Sus reclamos son lógicos. Si es verdad que la industria de América del Norte, Europa y el Japón ya ha causado una catástrofe atroz, sería justo que los responsables del crimen de leso planeta así supuesto pagaran por los daños inmensos que provocaron. También es lógica la actitud de los chinos e indios, que insisten en que hay que privilegiar la emisión carbónica per cápita de los distintos pueblos, razón por la que ellos mismos tienen derecho a continuar contaminando la atmósfera sin preocuparse demasiado hasta llegar al nivel por persona alcanzado por los norteamericanos, aun cuando los ecólogos les adviertan que las consecuencias serían calamitosas para todos.

Nadie sabe con precisión cuánto costaría respetar los objetivos propuestos por los gobiernos de los países ricos cuyos voceros hablan de bajar las emisiones carbónicas el veinte, el cuarenta o incluso el ochenta por ciento en las décadas próximas, pero se supone que se mediría en billones de dólares o euros, lo que significaría una caída precipitosa del consumo de los habitantes tanto de los países desarrollados como de los atrasados.

Para los amantes de la vida sencilla los sacrificios exigidos carecerían de importancia y las ventajas serían evidentes, ya que habría menos turistas molestos, menos autos, menos aviones ruidosos, menos polución industrial, pero para los demás sería penoso tener que prescindir de las comodidades que hoy en día se creen apropiadas para una existencia de clase media.
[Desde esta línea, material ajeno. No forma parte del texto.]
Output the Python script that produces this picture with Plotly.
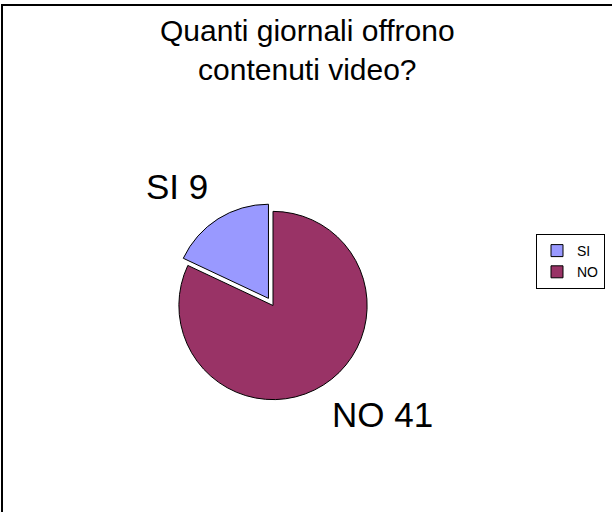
import plotly.graph_objects as go

labels = ["SI", "NO"]
values = [9, 41]
colors = ["#9999FF", "#993366"]
pulls = [0.09, 0.0]
title_text = "Quanti giornali offrono<br>contenuti video?"

W, H = 612, 512
FONT = "Liberation Sans, Arial, sans-serif"

# first slice starts at 12 o'clock and runs counterclockwise
rotation = -360.0 * values[0] / sum(values)

fig = go.Figure()
fig.add_trace(go.Pie(
    labels=labels,
    values=values,
    sort=False,
    direction="counterclockwise",
    rotation=rotation,
    pull=pulls,
    marker=dict(colors=colors, line=dict(color="black", width=1)),
    textinfo="none",
    hoverinfo="label+value",
    domain=dict(x=[170.4 / W, 375.6 / W], y=[103.9 / H, 309.1 / H]),
))

# outside labels "LABEL VALUE"
label_pos = {"SI": (177 / W, 1 - 186 / H), "NO": (382 / W, 1 - 414 / H)}
for lab, val in zip(labels, values):
    x, y = label_pos[lab]
    fig.add_annotation(x=x, y=y, xref="paper", yref="paper",
                       text=f"{lab} {val}", showarrow=False,
                       xanchor="center", yanchor="middle",
                       font=dict(family=FONT, size=35, color="black"))

fig.add_annotation(x=307 / W, y=1 - 50 / H, xref="paper", yref="paper",
                   text=title_text, showarrow=False,
                   xanchor="center", yanchor="middle",
                   font=dict(family=FONT, size=30, color="black"))

# chart-area border
fig.add_shape(type="rect", xref="paper", yref="paper",
              x0=2 / W, x1=1.05, y0=-0.05, y1=1 - 5 / H,
              line=dict(color="black", width=2))

fig.update_layout(
    width=W, height=H,
    margin=dict(l=0, r=0, t=0, b=0),
    paper_bgcolor="white",
    plot_bgcolor="white",
    showlegend=True,
    legend=dict(x=605 / W, y=1 - 234 / H, xanchor="right", yanchor="top",
                bordercolor="black", borderwidth=1, bgcolor="white",
                font=dict(family=FONT, size=14, color="black"),
                itemwidth=30, tracegroupgap=0),
)

fig.write_html("out.html", config={"displayModeBar": False},
               post_script="document.body.style.margin='0';")
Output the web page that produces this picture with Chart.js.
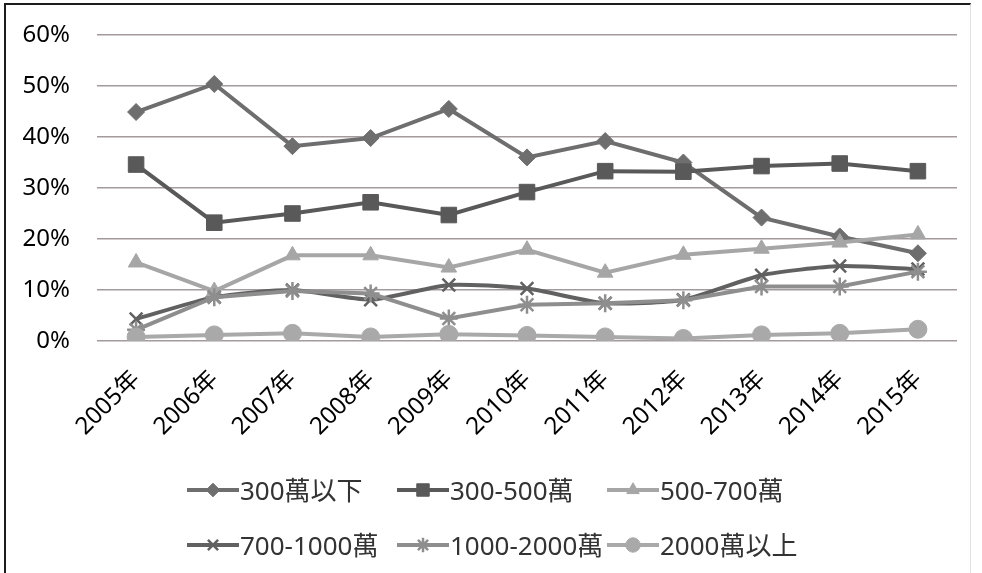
<!DOCTYPE html>
<html>
<head>
<meta charset="utf-8">
<script src="https://cdn.jsdelivr.net/npm/chart.js@4.4.1/dist/chart.umd.min.js"></script>
<style>
  html, body { margin: 0; padding: 0; background: #ffffff; }
  #wrap { position: relative; width: 982px; height: 573px; overflow: hidden; }
  canvas { display: block; }
  #frame {
    position: absolute; left: 4px; top: 3px; width: 964px; height: 568px;
    border-left: 2px solid #1c1c1c; border-top: 2px solid #1c1c1c;
    border-right: 1px solid #e2e2e2; border-bottom: 1px solid #e2e2e2;
    pointer-events: none;
  }
  #legend { position: absolute; left: 0; top: 0; width: 982px; height: 573px; pointer-events: none; }
  .item { position: absolute; height: 40px; display: flex; align-items: center; white-space: nowrap; }
  .item canvas { margin-right: 1px; }
  .item span {
    font-family: 'Noto Sans', 'Noto Sans CJK TC', sans-serif;
    font-size: 26px; line-height: 40px; color: #333333;
  }
</style>
</head>
<body>
<div id="wrap">
  <canvas id="chart" width="982" height="573"></canvas>
  <div id="legend"></div>
  <div id="frame"></div>
</div>
<script>
// Share of transactions by price bracket, 2005–2015 (percent)
const years = ['2005年', '2006年', '2007年', '2008年', '2009年', '2010年', '2011年', '2012年', '2013年', '2014年', '2015年'];
const seriesNames = ['300萬以下', '300-500萬', '500-700萬', '700-1000萬', '1000-2000萬', '2000萬以上'];

const under300   = [44.9, 50.4, 38.2, 39.8, 45.5, 36.0, 39.2, 35.0, 24.2, 20.5, 17.2];
const from300    = [34.6, 23.2, 25.0, 27.2, 24.7, 29.2, 33.3, 33.2, 34.3, 34.8, 33.3];
const from500    = [15.4,  9.8, 16.8, 16.8, 14.4, 17.9, 13.4, 16.9, 18.1, 19.3, 20.9];
const from700    = [ 4.3,  8.6, 10.0,  8.1, 11.0, 10.3,  7.4,  8.1, 12.9, 14.7, 14.1];
const from1000   = [ 2.2,  8.6,  9.8,  9.3,  4.4,  7.1,  7.4,  8.0, 10.7, 10.7, 13.6];
const over2000   = [ 0.8,  1.2,  1.5,  0.8,  1.3,  1.1,  0.8,  0.5,  1.2,  1.5,  2.3];

const yTicks = [0, 10, 20, 30, 40, 50, 60];

const seriesValues = [under300, from300, from500, from700, from1000, over2000];
const colors  = ['#6e6e6e', '#595959', '#a6a6a6', '#616161', '#8e8e8e', '#a9a9a9'];
const shapes  = ['rectRot', 'rect', 'triangle', 'crossRot', 'star', 'circle'];
const radii   = [8.5, 11, 9, 9, 9, 9];
const borders = [1, 1, 1, 2.5, 2.5, 1];
const tensions = [0, 0, 0, 0.2, 0, 0];

const FONT = "'Noto Sans', 'Noto Sans CJK TC', sans-serif";

const datasets = seriesValues.map((vals, i) => ({
  label: seriesNames[i],
  data: vals,
  borderColor: colors[i],
  backgroundColor: colors[i],
  borderWidth: 4,
  tension: tensions[i],
  pointStyle: shapes[i],
  pointRadius: radii[i],
  pointHoverRadius: radii[i],
  pointBorderWidth: borders[i],
  pointBackgroundColor: colors[i],
  pointBorderColor: colors[i],
  order: 10 - i
}));

new Chart(document.getElementById('chart'), {
  type: 'line',
  data: { labels: years, datasets },
  options: {
    responsive: false,
    animation: false,
    devicePixelRatio: 1,
    layout: { padding: { left: 22, right: 25, top: 35, bottom: 125 } },
    plugins: {
      legend: { display: false },
      tooltip: { enabled: false }
    },
    scales: {
      x: {
        type: 'category',
        offset: true,
        grid: { display: false, drawTicks: false },
        border: { display: false },
        ticks: {
          color: '#000000',
          font: { family: FONT, size: 24 },
          minRotation: 45,
          maxRotation: 45,
          autoSkip: false,
          padding: 24
        },
        afterFit: (s) => { s.height = 107; s.paddingTop = 0; s.paddingBottom = 0; }
      },
      y: {
        min: yTicks[0],
        max: yTicks[yTicks.length - 1],
        afterBuildTicks: (s) => { s.ticks = yTicks.map(v => ({ value: v })); },
        grid: { color: '#a39b9b', lineWidth: 1.5, drawTicks: false },
        border: { display: false },
        ticks: {
          color: '#000000',
          font: { family: FONT, size: 24 },
          padding: 27,
          callback: (v) => v + '%'
        },
        afterFit: (s) => { s.width = 75; s.paddingTop = 0; s.paddingBottom = 0; }
      }
    }
  }
});

// Legend: three columns, two rows, line-and-marker key beside each name
const legend = document.getElementById('legend');
const drawPoint = Chart.helpers && Chart.helpers.drawPoint;
seriesNames.forEach((name, i) => {
  const col = i % 3, row = Math.floor(i / 3);
  const item = document.createElement('div');
  item.className = 'item';
  item.style.left = (187 + col * 210) + 'px';
  item.style.top = (470 + row * 55) + 'px';
  const icon = document.createElement('canvas');
  icon.width = 52; icon.height = 26;
  const ctx = icon.getContext('2d');
  ctx.strokeStyle = colors[i];
  ctx.fillStyle = colors[i];
  ctx.lineWidth = 4;
  ctx.beginPath(); ctx.moveTo(0, 13); ctx.lineTo(52, 13); ctx.stroke();
  if (drawPoint) {
    ctx.lineWidth = borders[i];
    drawPoint(ctx, { pointStyle: shapes[i], rotation: 0, radius: radii[i] * 0.8, borderWidth: borders[i] }, 26, 13);
  }
  const label = document.createElement('span');
  label.textContent = name;
  item.appendChild(icon);
  item.appendChild(label);
  legend.appendChild(item);
});
</script>
</body>
</html>
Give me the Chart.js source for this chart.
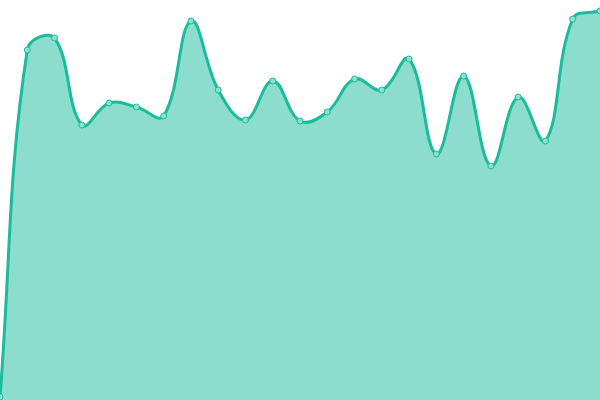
<!DOCTYPE html>
<html>
<head>
<meta charset="utf-8">
<script src="https://cdn.jsdelivr.net/npm/chart.js@4/dist/chart.umd.min.js"></script>
<style>
  html, body { margin: 0; padding: 0; background: #fff; }
  #wrap { width: 600px; height: 400px; }
</style>
</head>
<body>
<div id="wrap"><canvas id="areaChart"></canvas></div>
<script>
// Data (scale 0..400, no axes shown)
const labels = ['1', '2', '3', '4', '5', '6', '7', '8', '9', '10', '11', '12',
  '13', '14', '15', '16', '17', '18', '19', '20', '21', '22', '23']
const values = [3, 350, 362, 275, 297, 293, 284, 379, 310, 280, 319, 279,
  288, 321, 310, 341, 246, 324, 234, 303, 259, 381, 389]
const yRange = [0, 400]

const ctx = document.getElementById('areaChart').getContext('2d')
new Chart(ctx, {
  type: 'line',
  data: {
    labels: labels,
    datasets: [
      {
        data: values,
        borderColor: '#1abc9c',
        backgroundColor: 'rgba(26, 188, 156, 0.5)',
        borderWidth: 3,
        fill: true,
        tension: 0.4,
        pointRadius: 3,
        pointBorderWidth: 1,
        pointBackgroundColor: '#8ee0cf',
        pointBorderColor: '#1abc9c'
      }
    ]
  },
  options: {
    responsive: true,
    maintainAspectRatio: false,
    animation: false,
    // chart area fills the whole canvas, edge points get clipped
    layout: { padding: 0, autoPadding: false },
    plugins: {
      legend: { display: false },
      tooltip: { enabled: false }
    },
    scales: {
      x: { display: false },
      y: { display: false, min: yRange[0], max: yRange[1] }
    }
  }
})
</script>
</body>
</html>
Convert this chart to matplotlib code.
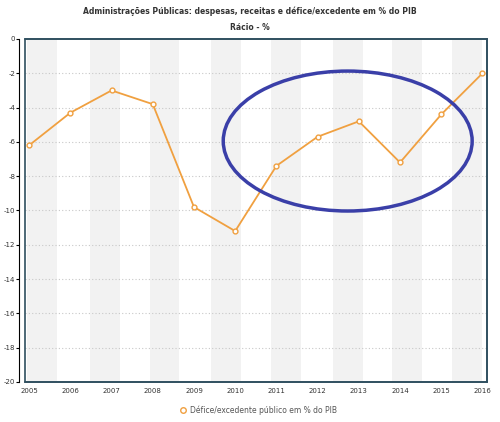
import matplotlib
matplotlib.use("Agg")
import matplotlib.pyplot as plt
from matplotlib.patches import Ellipse, Rectangle

years = [2005, 2006, 2007, 2008, 2009, 2010, 2011, 2012, 2013, 2014, 2015, 2016]
values = [-6.2, -4.3, -3.0, -3.8, -9.8, -11.2, -7.4, -5.7, -4.8, -7.2, -4.4, -2.0]
series_name = "Défice/excedente público em % do PIB"
title = "Administrações Públicas: despesas, receitas e défice/excedente em % do PIB"
subtitle = "Rácio - %"

fig = plt.figure(figsize=(5, 4.22), dpi=100)
ax = fig.add_axes([0.05, 0.0948, 0.924, 0.8128])
ax.set_xlim(2004.9, 2016.11)
ax.set_ylim(-20, 0)

px0 = 27.0; ppy = 41.4
for start in [25, 88, 148, 210, 270, 332, 392, 452]:
    a = 2005 + (start - px0) / ppy
    ax.axvspan(a, a + 30 / ppy, color="#f2f2f2", zorder=0, lw=0)

for y in range(-18, 0, 2):
    ax.axhline(y, color="#c8c8c8", lw=0.8, ls=(0, (1, 2)), zorder=1)

ax.plot(years, values, color="#f0a040", lw=1.3, marker="o", ms=3.5,
        mfc="white", mec="#f0a040", mew=1, zorder=3)

ax.add_patch(Ellipse((2012.73, -5.95), 6.04, 8.16, fill=False,
                     ec="#3a3fa8", lw=2.5, zorder=4))

for s in ["top", "right", "bottom"]:
    ax.spines[s].set_color("#2f4f5f")
    ax.spines[s].set_linewidth(1.2)
ax.spines["left"].set_position(("outward", 4))
ax.spines["left"].set_color("black")
ax.add_patch(Rectangle((0, 0), 1, 1, transform=ax.transAxes, fill=False,
                       ec="#2f4f5f", lw=1.2, zorder=5, clip_on=False))

ax.set_yticks(range(-20, 1, 2))
ax.set_yticklabels([str(v) for v in range(-20, 1, 2)], fontsize=5, color="#333333")
ax.set_xticks(years)
ax.set_xticklabels([str(y) for y in years], fontsize=5, color="#333333")
ax.tick_params(axis="y", length=2.5, pad=0.5)
ax.tick_params(axis="x", length=0, pad=4)

fig.text(0.5, 0.985, title, ha="center", va="top", fontsize=5.5, color="#333333", fontweight="bold")
fig.text(0.5, 0.945, subtitle, ha="center", va="top", fontsize=5.5, color="#333333", fontweight="bold")

fig.lines.append(plt.Line2D([0.365], [1 - 410 / 422], transform=fig.transFigure,
                            marker="o", ms=4, mfc="white", mec="#f0a040", color="#f0a040"))
fig.text(0.38, 1 - 410 / 422, series_name, ha="left", va="center", fontsize=5.5, color="#555555")

fig.savefig("out.png", dpi=100)
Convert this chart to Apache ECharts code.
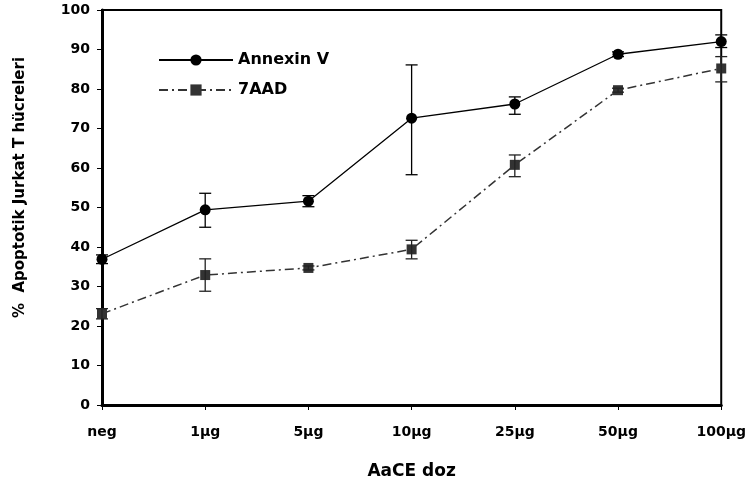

Entre los perjudicados estarían muchos activistas que, gracias a la opulencia de las sociedades occidentales modernas, pudieron trasladarse a Copenhague sin pensar en los costos económicos o en el impacto ambiental, pero parecería que es tan ejemplar su altruismo que les encantaría verse condenados a una existencia espartana.

¿Saldrá algo útil de Copenhague? Puede que los presidentes, primeros ministros, monarcas, tiranuelos y así por el estilo que se han reunido firmen un acuerdo de apariencia digna, pero sería asombroso que se concretaran las reformas extraordinariamente ambiciosas que tantos dicen serían necesarias para que el clima mundial deje de cambiar. Es de prever que las emisiones de CO2 sigan aumentando, que los pobres atribuyan todas las calamidades naturales que ocurran en sus países a los ricos y que personajes como Hugo Chávez continúen pasando por alto los desastres ecológicos perpetrados por el socialismo real para culpar al «capitalismo» por todas las desgracias humanas.

Si la temperatura global se niega a aumentar, o si lo hace de manera tan moderada que adaptarse a los cambios sea relativamente fácil, la Cumbre de Copenhague será recordada como un monumento a la histeria colectiva que con cierta frecuencia se apodera de nuestra especie. En vista de la alternativa, es de esperar que ello ocurra.